>> Start
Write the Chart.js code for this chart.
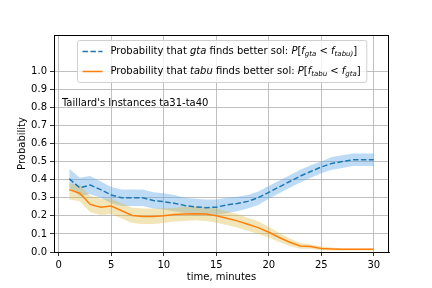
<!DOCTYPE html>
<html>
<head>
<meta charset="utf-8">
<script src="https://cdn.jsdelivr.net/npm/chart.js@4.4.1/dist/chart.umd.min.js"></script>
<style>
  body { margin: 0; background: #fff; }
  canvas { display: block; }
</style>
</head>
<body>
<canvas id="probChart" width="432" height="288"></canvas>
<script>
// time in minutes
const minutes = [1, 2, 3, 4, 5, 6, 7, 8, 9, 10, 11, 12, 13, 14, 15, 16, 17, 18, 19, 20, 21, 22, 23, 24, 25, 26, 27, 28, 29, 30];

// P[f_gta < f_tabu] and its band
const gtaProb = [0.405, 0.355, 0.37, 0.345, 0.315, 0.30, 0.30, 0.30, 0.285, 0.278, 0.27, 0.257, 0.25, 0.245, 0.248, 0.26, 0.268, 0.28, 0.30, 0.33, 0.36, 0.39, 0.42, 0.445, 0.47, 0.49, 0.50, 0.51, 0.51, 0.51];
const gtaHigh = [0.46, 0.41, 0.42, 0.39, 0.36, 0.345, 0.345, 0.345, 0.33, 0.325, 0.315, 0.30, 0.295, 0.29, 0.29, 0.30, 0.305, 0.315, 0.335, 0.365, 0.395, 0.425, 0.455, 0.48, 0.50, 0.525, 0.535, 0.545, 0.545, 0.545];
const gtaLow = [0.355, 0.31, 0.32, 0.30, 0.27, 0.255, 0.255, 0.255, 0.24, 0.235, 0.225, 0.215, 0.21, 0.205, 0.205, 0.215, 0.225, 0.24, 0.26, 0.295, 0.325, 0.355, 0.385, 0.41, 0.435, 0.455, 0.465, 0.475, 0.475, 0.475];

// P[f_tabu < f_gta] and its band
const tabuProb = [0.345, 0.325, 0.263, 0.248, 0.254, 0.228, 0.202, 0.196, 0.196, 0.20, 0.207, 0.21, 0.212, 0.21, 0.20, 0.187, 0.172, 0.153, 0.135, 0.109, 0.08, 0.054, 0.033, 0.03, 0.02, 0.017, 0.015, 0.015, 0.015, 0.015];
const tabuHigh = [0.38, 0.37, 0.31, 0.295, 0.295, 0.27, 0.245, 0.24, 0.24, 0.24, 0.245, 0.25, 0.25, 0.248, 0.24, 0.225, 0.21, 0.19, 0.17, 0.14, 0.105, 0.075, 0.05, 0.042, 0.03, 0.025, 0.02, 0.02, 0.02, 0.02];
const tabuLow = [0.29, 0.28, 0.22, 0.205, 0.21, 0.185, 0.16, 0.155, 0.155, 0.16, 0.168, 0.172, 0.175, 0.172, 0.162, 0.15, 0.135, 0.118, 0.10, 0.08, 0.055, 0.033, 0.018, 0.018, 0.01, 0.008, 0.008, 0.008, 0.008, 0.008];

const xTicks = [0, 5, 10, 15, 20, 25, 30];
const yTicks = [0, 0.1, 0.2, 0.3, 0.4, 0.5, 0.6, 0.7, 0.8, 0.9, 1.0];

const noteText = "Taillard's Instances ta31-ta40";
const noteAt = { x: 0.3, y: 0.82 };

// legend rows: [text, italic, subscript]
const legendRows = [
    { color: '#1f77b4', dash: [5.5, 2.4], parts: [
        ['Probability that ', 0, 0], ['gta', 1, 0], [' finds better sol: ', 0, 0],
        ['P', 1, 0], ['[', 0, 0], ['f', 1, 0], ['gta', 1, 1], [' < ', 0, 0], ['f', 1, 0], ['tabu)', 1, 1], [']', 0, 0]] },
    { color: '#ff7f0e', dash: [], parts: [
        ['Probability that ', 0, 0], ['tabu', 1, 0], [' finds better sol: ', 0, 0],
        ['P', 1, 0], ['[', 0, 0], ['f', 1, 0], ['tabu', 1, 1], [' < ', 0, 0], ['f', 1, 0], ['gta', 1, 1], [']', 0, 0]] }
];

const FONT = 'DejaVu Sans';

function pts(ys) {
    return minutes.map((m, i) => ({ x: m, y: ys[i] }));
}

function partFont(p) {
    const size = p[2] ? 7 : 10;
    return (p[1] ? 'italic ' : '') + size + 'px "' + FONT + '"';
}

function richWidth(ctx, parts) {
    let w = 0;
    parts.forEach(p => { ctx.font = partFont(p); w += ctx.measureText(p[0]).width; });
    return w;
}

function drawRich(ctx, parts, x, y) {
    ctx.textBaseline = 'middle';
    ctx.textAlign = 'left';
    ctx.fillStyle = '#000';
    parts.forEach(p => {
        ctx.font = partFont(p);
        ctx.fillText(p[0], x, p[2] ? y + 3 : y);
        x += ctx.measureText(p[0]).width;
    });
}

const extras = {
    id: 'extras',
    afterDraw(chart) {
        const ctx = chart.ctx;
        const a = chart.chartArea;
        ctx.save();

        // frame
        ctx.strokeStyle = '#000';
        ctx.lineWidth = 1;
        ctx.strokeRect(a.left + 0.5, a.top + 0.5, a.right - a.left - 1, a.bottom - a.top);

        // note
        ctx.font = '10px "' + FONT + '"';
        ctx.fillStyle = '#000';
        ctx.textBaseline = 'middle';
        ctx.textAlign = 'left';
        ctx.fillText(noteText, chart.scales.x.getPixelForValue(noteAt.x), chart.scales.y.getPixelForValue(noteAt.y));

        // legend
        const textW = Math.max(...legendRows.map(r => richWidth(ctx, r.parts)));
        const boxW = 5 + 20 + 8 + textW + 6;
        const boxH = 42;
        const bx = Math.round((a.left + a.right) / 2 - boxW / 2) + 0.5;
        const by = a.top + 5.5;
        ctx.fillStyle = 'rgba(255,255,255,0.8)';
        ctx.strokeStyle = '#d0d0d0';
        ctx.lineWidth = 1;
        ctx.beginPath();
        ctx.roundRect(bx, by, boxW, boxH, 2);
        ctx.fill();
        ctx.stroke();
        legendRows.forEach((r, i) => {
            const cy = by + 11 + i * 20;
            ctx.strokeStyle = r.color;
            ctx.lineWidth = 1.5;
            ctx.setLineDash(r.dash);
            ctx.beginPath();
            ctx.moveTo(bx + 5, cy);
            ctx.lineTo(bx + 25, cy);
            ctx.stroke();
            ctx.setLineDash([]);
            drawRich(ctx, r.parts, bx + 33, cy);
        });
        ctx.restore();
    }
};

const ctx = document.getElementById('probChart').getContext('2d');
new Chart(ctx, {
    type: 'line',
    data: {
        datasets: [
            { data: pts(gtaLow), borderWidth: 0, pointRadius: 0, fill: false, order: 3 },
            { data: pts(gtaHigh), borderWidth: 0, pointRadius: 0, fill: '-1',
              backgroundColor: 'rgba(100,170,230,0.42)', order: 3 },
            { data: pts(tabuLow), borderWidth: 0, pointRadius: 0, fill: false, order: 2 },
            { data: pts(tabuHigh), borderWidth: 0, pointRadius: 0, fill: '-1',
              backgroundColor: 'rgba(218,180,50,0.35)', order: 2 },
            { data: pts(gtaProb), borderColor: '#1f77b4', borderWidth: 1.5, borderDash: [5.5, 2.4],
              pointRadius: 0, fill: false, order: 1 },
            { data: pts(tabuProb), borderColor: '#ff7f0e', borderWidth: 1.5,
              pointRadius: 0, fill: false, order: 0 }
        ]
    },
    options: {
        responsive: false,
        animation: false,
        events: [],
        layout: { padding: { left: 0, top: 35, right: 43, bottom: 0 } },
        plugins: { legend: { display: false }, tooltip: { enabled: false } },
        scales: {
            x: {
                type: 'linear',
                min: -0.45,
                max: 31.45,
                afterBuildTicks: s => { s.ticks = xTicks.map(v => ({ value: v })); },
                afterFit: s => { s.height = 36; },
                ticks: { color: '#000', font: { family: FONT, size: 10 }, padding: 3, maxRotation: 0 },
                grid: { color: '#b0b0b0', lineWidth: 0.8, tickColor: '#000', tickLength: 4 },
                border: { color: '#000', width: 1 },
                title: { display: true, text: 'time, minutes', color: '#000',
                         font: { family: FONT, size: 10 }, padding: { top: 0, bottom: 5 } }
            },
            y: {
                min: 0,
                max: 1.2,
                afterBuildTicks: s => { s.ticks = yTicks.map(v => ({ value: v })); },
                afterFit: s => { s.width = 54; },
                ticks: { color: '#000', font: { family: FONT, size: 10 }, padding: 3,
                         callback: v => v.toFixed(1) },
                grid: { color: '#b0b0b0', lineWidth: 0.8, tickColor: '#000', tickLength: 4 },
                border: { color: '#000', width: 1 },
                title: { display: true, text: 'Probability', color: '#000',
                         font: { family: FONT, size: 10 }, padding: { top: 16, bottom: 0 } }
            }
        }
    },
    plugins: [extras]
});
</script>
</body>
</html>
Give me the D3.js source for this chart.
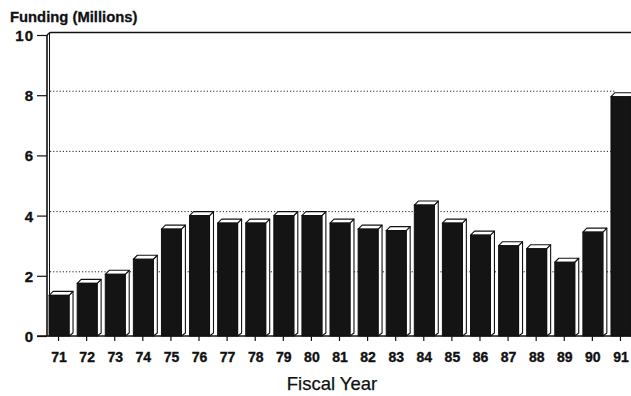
>> End
Stated goal:
Extract the lines exactly, please: the first line of the listing, the line with "0.008, 0.008, 0.008];", and every line between them, but no pictures.

Solution below:
Write the Chart.js code for this chart.
<!DOCTYPE html>
<html>
<head>
<meta charset="utf-8">
<script src="https://cdn.jsdelivr.net/npm/chart.js@4.4.1/dist/chart.umd.min.js"></script>
<style>
  body { margin: 0; background: #fff; }
  canvas { display: block; }
</style>
</head>
<body>
<canvas id="probChart" width="432" height="288"></canvas>
<script>
// time in minutes
const minutes = [1, 2, 3, 4, 5, 6, 7, 8, 9, 10, 11, 12, 13, 14, 15, 16, 17, 18, 19, 20, 21, 22, 23, 24, 25, 26, 27, 28, 29, 30];

// P[f_gta < f_tabu] and its band
const gtaProb = [0.405, 0.355, 0.37, 0.345, 0.315, 0.30, 0.30, 0.30, 0.285, 0.278, 0.27, 0.257, 0.25, 0.245, 0.248, 0.26, 0.268, 0.28, 0.30, 0.33, 0.36, 0.39, 0.42, 0.445, 0.47, 0.49, 0.50, 0.51, 0.51, 0.51];
const gtaHigh = [0.46, 0.41, 0.42, 0.39, 0.36, 0.345, 0.345, 0.345, 0.33, 0.325, 0.315, 0.30, 0.295, 0.29, 0.29, 0.30, 0.305, 0.315, 0.335, 0.365, 0.395, 0.425, 0.455, 0.48, 0.50, 0.525, 0.535, 0.545, 0.545, 0.545];
const gtaLow = [0.355, 0.31, 0.32, 0.30, 0.27, 0.255, 0.255, 0.255, 0.24, 0.235, 0.225, 0.215, 0.21, 0.205, 0.205, 0.215, 0.225, 0.24, 0.26, 0.295, 0.325, 0.355, 0.385, 0.41, 0.435, 0.455, 0.465, 0.475, 0.475, 0.475];

// P[f_tabu < f_gta] and its band
const tabuProb = [0.345, 0.325, 0.263, 0.248, 0.254, 0.228, 0.202, 0.196, 0.196, 0.20, 0.207, 0.21, 0.212, 0.21, 0.20, 0.187, 0.172, 0.153, 0.135, 0.109, 0.08, 0.054, 0.033, 0.03, 0.02, 0.017, 0.015, 0.015, 0.015, 0.015];
const tabuHigh = [0.38, 0.37, 0.31, 0.295, 0.295, 0.27, 0.245, 0.24, 0.24, 0.24, 0.245, 0.25, 0.25, 0.248, 0.24, 0.225, 0.21, 0.19, 0.17, 0.14, 0.105, 0.075, 0.05, 0.042, 0.03, 0.025, 0.02, 0.02, 0.02, 0.02];
const tabuLow = [0.29, 0.28, 0.22, 0.205, 0.21, 0.185, 0.16, 0.155, 0.155, 0.16, 0.168, 0.172, 0.175, 0.172, 0.162, 0.15, 0.135, 0.118, 0.10, 0.08, 0.055, 0.033, 0.018, 0.018, 0.01, 0.008, 0.008, 0.008, 0.008, 0.008];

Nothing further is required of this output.